The interpreter reads a byte at a time until if finds the 0 (zero) line terminator, then it increments the current position by 1 to point to the next line.  
This happens for REM, ON GOTO, ON GOSUB, IF THEN, etc... so obviously it will also happen on lines that use IF THEN ELSE.
So how do we speed this up?

The interpreter stores program lines in the following format:
16 bit word pointing to next line
16 bit word holding the current line number
tokenized BASIC code for the line
0 line terminator

Even thought the interpreter has access to a pointer to the next line, it does not use it except when searching for a line number.

A faster way to deal with this is to save the pointer to the next line when BASIC starts interpreting a new line, and then load that pointer instead of searching for the end of the line.
This change adds an extra 4 clock cycles at the start of each line, but calling the search for an end of line marker might take a hundred clock cycles, and removal of a related opcode in the search function reduces each call by 2 clock cycles.  If the interpreter has to search for ":" multiple times, it's even faster.  The longer the lines and more complex the code, the greater the improvement in speed.

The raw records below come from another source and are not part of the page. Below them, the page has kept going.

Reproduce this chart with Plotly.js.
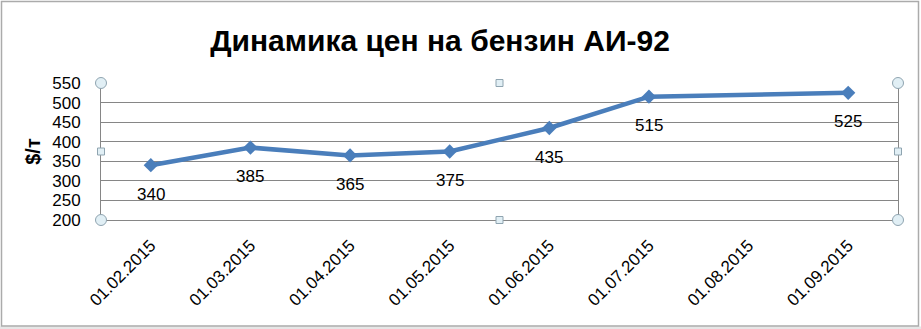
<!DOCTYPE html>
<html>
<head>
<meta charset="utf-8">
<script src="https://cdn.plot.ly/plotly-3.0.1.min.js"></script>
<style>html,body{margin:0;padding:0;background:#fff;}#chart{width:921px;height:329px;}</style>
</head>
<body>
<div id="chart"></div>
<script>
var categories = ['01.02.2015','01.03.2015','01.04.2015','01.05.2015','01.06.2015','01.07.2015','01.08.2015','01.09.2015'];
var prices = [340, 385, 365, 375, 435, 515, null, 525];
var yTicks = [200, 250, 300, 350, 400, 450, 500, 550];

var lineColor = '#4A7EBB';
var font = 'Liberation Sans, Arial, sans-serif';

var trace = {
  x: categories, y: prices, type: 'scatter', mode: 'lines+markers',
  connectgaps: true,
  line: {color: lineColor, width: 4.5},
  marker: {symbol: 'diamond', size: 11, color: lineColor},
  hoverinfo: 'x+y'
};

var annotations = [];
for (var i = 0; i < categories.length; i++) {
  if (prices[i] === null) continue;
  annotations.push({x: categories[i], y: prices[i], xref: 'x', yref: 'y', text: String(prices[i]),
    showarrow: false, yshift: -29, font: {family: font, size: 17, color: '#000'}});
}

// plot area in pixels: x 101..898, y 83..220
function px(x){ return (x - 101) / 797; }
function py(y){ return (220 - y) / 137; }
var hFill = '#E1EFF5', hLine = '#8FA4B0';
var shapes = [
  {type:'rect', xref:'paper', yref:'paper', x0:px(-5), x1:px(930), y0:py(326.5), y1:py(335), fillcolor:'#E6E6E6', line:{width:0}, layer:'below'},
  {type:'rect', xref:'paper', yref:'paper', x0:px(1.5), x1:px(918.5), y0:py(326), y1:py(1.5), line:{color:'#ABABAB', width:1.5}, fillcolor:'rgba(0,0,0,0)', layer:'below'}
];
function circ(x, y){ shapes.push({type:'circle', xref:'paper', yref:'paper', xsizemode:'pixel', ysizemode:'pixel', xanchor:x, yanchor:y, x0:-5.5, x1:5.5, y0:-5.5, y1:5.5, fillcolor:hFill, line:{color:hLine, width:1}}); }
function sq(x, y){ shapes.push({type:'rect', xref:'paper', yref:'paper', xsizemode:'pixel', ysizemode:'pixel', xanchor:x, yanchor:y, x0:-3.5, x1:3.5, y0:-3.5, y1:3.5, fillcolor:hFill, line:{color:hLine, width:1}}); }
circ(0,0); circ(1,0); circ(0,1); circ(1,1);
sq(0.5,0); sq(0.5,1); sq(0,0.5); sq(1,0.5);

var layout = {
  width: 921, height: 329,
  margin: {l: 101, r: 23, t: 83, b: 109},
  paper_bgcolor: '#fff', plot_bgcolor: '#fff',
  showlegend: false,
  title: {text: '<b>Динамика цен на бензин АИ-92</b>', x: 440/921, xanchor: 'center', y: 1 - 40/329, yanchor: 'middle',
    font: {family: font, size: 30, color: '#000'}},
  xaxis: {type: 'category', categoryarray: categories, categoryorder: 'array', range: [-0.5, 7.5],
    tickangle: -45, tickfont: {family: font, size: 17, color: '#000'},
    showgrid: false, showline: true, linecolor: '#868686', linewidth: 1, ticks: '', ticklabelstandoff: 8,
    zeroline: false, fixedrange: true},
  yaxis: {range: [200, 550], tickvals: yTicks, ticktext: yTicks.map(String),
    tickfont: {family: font, size: 17, color: '#000'},
    showgrid: true, gridcolor: '#868686', gridwidth: 1,
    showline: true, mirror: true, linecolor: '#868686', linewidth: 1, ticks: '', ticklabelstandoff: 16,
    zeroline: false, fixedrange: true,
    title: {text: '<b>$/т</b>', font: {family: font, size: 20, color: '#000'}, standoff: 6}},
  annotations: annotations,
  shapes: shapes
};

Plotly.newPlot('chart', [trace], layout, {displayModeBar: false, staticPlot: true});
</script>
</body>
</html>
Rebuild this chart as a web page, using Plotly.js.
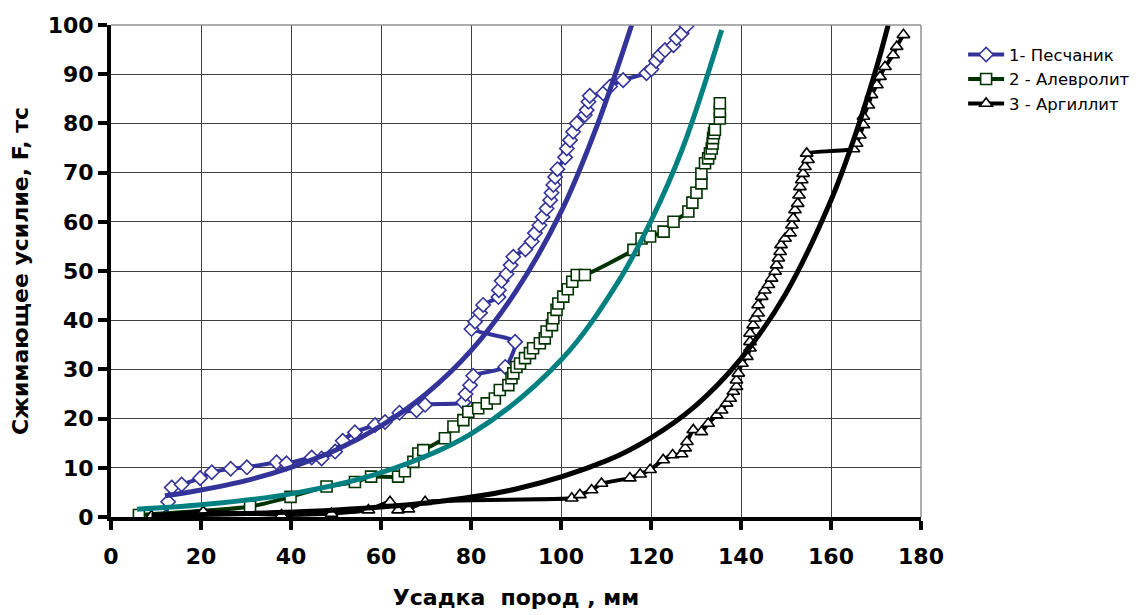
<!DOCTYPE html>
<html>
<head>
<meta charset="utf-8">
<script src="https://cdn.plot.ly/plotly-3.0.1.min.js"></script>
<style>html,body{margin:0;padding:0;background:#fff;}#chart{width:1142px;height:615px;}</style>
</head>
<body>
<div id="chart"></div>
<script>
// Series 1 - Песчаник
var s1x = [12.2,12.7,13.5,15.7,19.8,22.4,26.6,30.2,36.8,39,44.6,46.8,49.8,51.5,54.2,58.7,60.9,64.1,67.9,69.8,78.3,78.8,79.8,80.5,87.6,89.8,80.1,80.9,82,82.7,86.1,86.2,86.8,87.9,88.8,89.4,92.1,93.5,94.2,95.2,95.9,96.8,97.6,97.9,98.3,98.7,99.2,100.9,101.3,102,102.7,103.5,105.3,105.7,106.1,106.4,109.4,110.9,113.8,119,120.1,121.1,122,123.1,125,125.7,126.8,127.9];
var s1y = [0,3.1,6.0,6.6,7.9,9.1,9.8,10.1,11.1,10.9,12.1,11.9,13.3,15.5,17.2,18.7,19.3,21.2,21.7,22.8,23.3,25.0,26.8,28.7,30.5,35.6,38.2,39.7,41.5,43.1,44.7,46.1,48.0,49.4,51.2,52.9,54.4,56.0,57.7,59.3,61.0,62.7,64.4,65.9,67.5,69.1,70.7,73.1,74.9,76.6,78.3,80.0,81.7,82.7,84.4,85.6,86.1,87.5,88.8,90.2,91.0,92.7,93.9,94.9,95.9,97.3,98.3,99.8];
// Series 2 - Алевролит
var s2x = [6.2,30.9,39.9,47.9,54.2,57.8,63.8,65.3,67.2,68.3,69.4,74.2,76.1,78.3,79.4,81.6,83.5,85.3,86.4,88.3,89,89.4,90.1,90.9,92,93.1,93.8,95.3,96.4,96.8,98,98.3,99,99.4,100.5,101.5,102.5,103.5,105.3,116.1,117.9,119.8,122.8,125,128.3,129.2,130.1,131.2,131.2,132,132.7,133.1,133.5,133.7,133.8,134,134.2,135.3,135.3,135.3];
var s2y = [0.4,2.1,4.1,6.2,7.1,8.2,8.2,9.3,11.2,12.9,13.6,16.0,18.4,19.7,21.4,22.1,23.1,24.1,25.8,26.8,28.2,29.2,30.5,31.2,32.3,33.3,34.3,35.3,36.3,37.7,39.0,40.4,42.1,43.4,44.8,46.3,47.8,49.2,49.2,54.3,56.6,57.0,58.0,60.0,62.1,63.9,65.9,67.8,69.8,71.9,72.9,73.9,74.9,75.9,77.0,78.0,78.7,81.0,82.4,84.1];
// Series 3 - Аргиллит
var s3x = [9,20.5,37.9,49,57.2,62,63.8,66.1,69.8,102.4,104.2,106.8,109,115.3,117.6,119.8,122.7,124.8,126.8,127.6,128,129.4,131.2,132.7,134.6,135.7,136.8,137.6,138.3,139,139,139.4,140.2,141.3,142,142,142,142.7,143.1,143.8,143.8,144.6,145.3,146.1,146.8,147.6,147.9,148.3,148.7,148.9,149.8,150.9,151.3,151.6,152,152.6,152.9,153.1,153.5,153.8,154.2,154.9,154.6,165,165.7,166.4,167.2,167.2,168.3,169,170.2,170.9,172,173.8,174.6,176.1];
var s3y = [0.2,1.1,0.4,0.7,1.4,3.1,1.4,1.6,3.1,3.8,4.5,5.5,6.8,7.9,8.7,9.6,11.6,12.6,12.8,14.0,15.3,17.7,17.3,19.0,20.7,21.7,23.1,24.1,25.5,26.5,27.8,29.2,31.2,32.6,34.3,35.6,37.3,39.0,40.4,41.4,43.1,44.8,46.1,47.2,48.5,49.9,51.2,52.6,53.9,55.3,56.6,57.7,59.3,60.7,62.4,63.7,65.4,67.1,68.5,69.8,71.2,72.6,73.9,74.8,75.9,77.6,79.7,81.4,83.7,85.8,87.8,89.5,91.5,93.9,95.6,98.0];
// Trend lines
var t1x = [12,20,30,40,50,60,70,80,90,100,108,115.7];
var t1y = [4.3,5.5,7.4,10.1,13.6,18.5,25,33.8,45.9,62,79.5,100];
var t2x = [5.8,20,40,60,80,100,112.7,120,127,135.7];
var t2y = [1.6,2.5,4.7,9.0,16.9,31.9,47.8,60.2,74.9,99];
var t3x = [9,30,50,70,90,110,120,130,140,150,160,165,170,172.7];
var t3y = [0.34,0.71,1.42,2.84,5.68,11.4,16.1,22.7,32.2,45.5,64.4,76.6,91,100];

var names = ['1- Песчаник','2 - Алевролит','3 - Аргиллит'];
var colBlue = '#333399', colGreen = '#003300', colBlack = '#000000', colTeal = '#008080';

var traces = [
  {x:s1x, y:s1y, name:names[0], mode:'lines+markers', line:{color:colBlue,width:4,shape:'spline',smoothing:0.6},
   marker:{symbol:'diamond',size:11,color:'#ffffff',line:{color:colBlue,width:1.6}}},
  {x:s2x, y:s2y, name:names[1], mode:'lines+markers', line:{color:colGreen,width:4,shape:'spline',smoothing:0.4},
   marker:{symbol:'square',size:11,color:'#ffffff',line:{color:colGreen,width:1.6}}},
  {x:s3x, y:s3y, name:names[2], mode:'lines+markers', line:{color:colBlack,width:4,shape:'spline',smoothing:0.4},
   marker:{symbol:'triangle-up',size:11,color:'#ffffff',line:{color:colBlack,width:1.6}}},
  {x:t1x, y:t1y, mode:'lines', showlegend:false, hoverinfo:'skip', line:{color:colBlue,width:5,shape:'spline'}},
  {x:t2x, y:t2y, mode:'lines', showlegend:false, hoverinfo:'skip', line:{color:colTeal,width:5,shape:'spline'}},
  {x:t3x, y:t3y, mode:'lines', showlegend:false, hoverinfo:'skip', line:{color:colBlack,width:5,shape:'spline'}}
];

var fam = 'DejaVu Sans, Liberation Sans, Arial, sans-serif';
var tickFont = {family:fam, size:22, color:'#000', weight:'bold'};
var layout = {
  width:1142, height:615,
  margin:{l:111, r:221, t:25, b:98, autoexpand:false},
  paper_bgcolor:'#ffffff', plot_bgcolor:'#ffffff',
  showlegend:true,
  legend:{x:1.052, y:0.975, xanchor:'left', yanchor:'top', font:{family:fam, size:16.5, color:'#000'}, tracegroupgap:0, itemwidth:36, bgcolor:'rgba(0,0,0,0)'},
  xaxis:{range:[0,180], dtick:20, tick0:0, showgrid:true, gridcolor:'#404040', gridwidth:1,
    showline:true, linecolor:'#000', linewidth:4, ticks:'outside', ticklen:9, tickwidth:4, tickcolor:'#000',
    tickfont:tickFont, ticklabelstandoff:8, zeroline:false, mirror:false, fixedrange:true, automargin:false,
    title:{text:'Усадка  пород , мм', font:{family:fam, size:22, color:'#000', weight:'bold'}, standoff:22}},
  yaxis:{range:[0,100], dtick:10, tick0:0, showgrid:true, gridcolor:'#404040', gridwidth:1,
    showline:true, linecolor:'#000', linewidth:4, ticks:'outside', ticklen:9, tickwidth:4, tickcolor:'#000',
    tickfont:tickFont, zeroline:false, fixedrange:true, automargin:false,
    title:{text:'Сжимающее усилие, F, тс', font:{family:fam, size:22, color:'#000', weight:'bold'}, standoff:14}},
  shapes:[
    {type:'line', xref:'paper', yref:'paper', x0:0, x1:1, y0:1, y1:1, line:{color:'#909090', width:1.5}},
    {type:'line', xref:'paper', yref:'paper', x0:1, x1:1, y0:0, y1:1, line:{color:'#909090', width:1.5}}
  ]
};
Plotly.newPlot('chart', traces, layout, {displayModeBar:false, staticPlot:true});
</script>
</body>
</html>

There is a drawback to this.  It requires two more bytes on the direct page to store the pointer to the next line.  But BASIC doesn't directly allow access to that, and modern RAM expansions provide more direct page space anyway, so it shouldn't prove to be too much of an inconvenience.

Saturday, April 1, 2017

The new ROM is crashing do to incorrect code being created for the CHARGET code in ROM.
I forced it to create the correct LDAA instruction using FCB.

Some testing will be required before I know everything works, but I can enter and run a simple hello world program.

The assembler is is optimizing all calls to CHARGET as direct addressing, where the ROM uses extended addressing calls.  This saves a byte and clock cycle for every JSR call to the routine, so rather than force extended addressing with FCB, if tests don't reveal any issues, I'll call the first milestone met.  There are a lot of calls to this routine and my time would be better spent on something other than removing an easy optimization.

There are already 71 bytes free with the existing IF handler in place.  There should already be enough space for the new code to handle ELSE, and hopefully, to implement some more radical speed optimizations to the code.